According to the April 2023 Value of Volunteer Time report by the Independent Sector & the Do Good Institute, the value of one hour of volunteer time is $31.80, which is significant to many organizations. It is encouraging that people want to give back and help others and their communities; doing good feels good. And it’s also worth quite a bit!
Your volunteers look to your programs, activities, or events for a sense of community and to find joy. They grow personally from their experience. Acknowledging and honoring their time and talents creates a deeper connection between the volunteer and your organization. Recognizing volunteers fuels their desire to continue supporting the organization, which in turn helps you carry out your mission.
Make a Plan
Celebrating and stewarding your volunteers should be a series of intentional, year-round scheduled activities. Just as you would create a stewardship plan for donors, do the same for volunteers.
- Show them their impact: Let them see and hear the difference their contribution is making. Take them on a behind-the-scenes tour to a part of the organization they haven’t seen. Share highlights from the programs they support. Tell a story of someone impacted personally by their work.

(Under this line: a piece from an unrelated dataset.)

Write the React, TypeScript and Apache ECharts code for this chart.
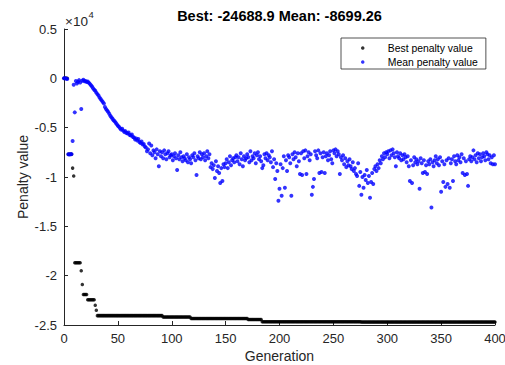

- Recognize them publicly: Take advantage of events planned throughout the year to incorporate volunteer recognition. For example, if your organization hosts art shows, band concerts, or drama performances – have your volunteers stand to be applauded by the audience. Or include a recognition element to your annual meeting so volunteers can be acknowledged by your staff and board.
- Make it personal: A handwritten letter from program participants or a thank you call from staff can go a long way. Let volunteers know why their work matters. Sometimes a simple and heartfelt “thank you” is all it takes
As you think about establishing or revising your volunteer recognition plan, consider why people volunteer, how your volunteers want to be recognized, and how recognition can become part of your organization's culture. It will help ensure you are creating meaningful activities customized for your volunteers. Not only will it make them feel valued, but it will keep them coming back!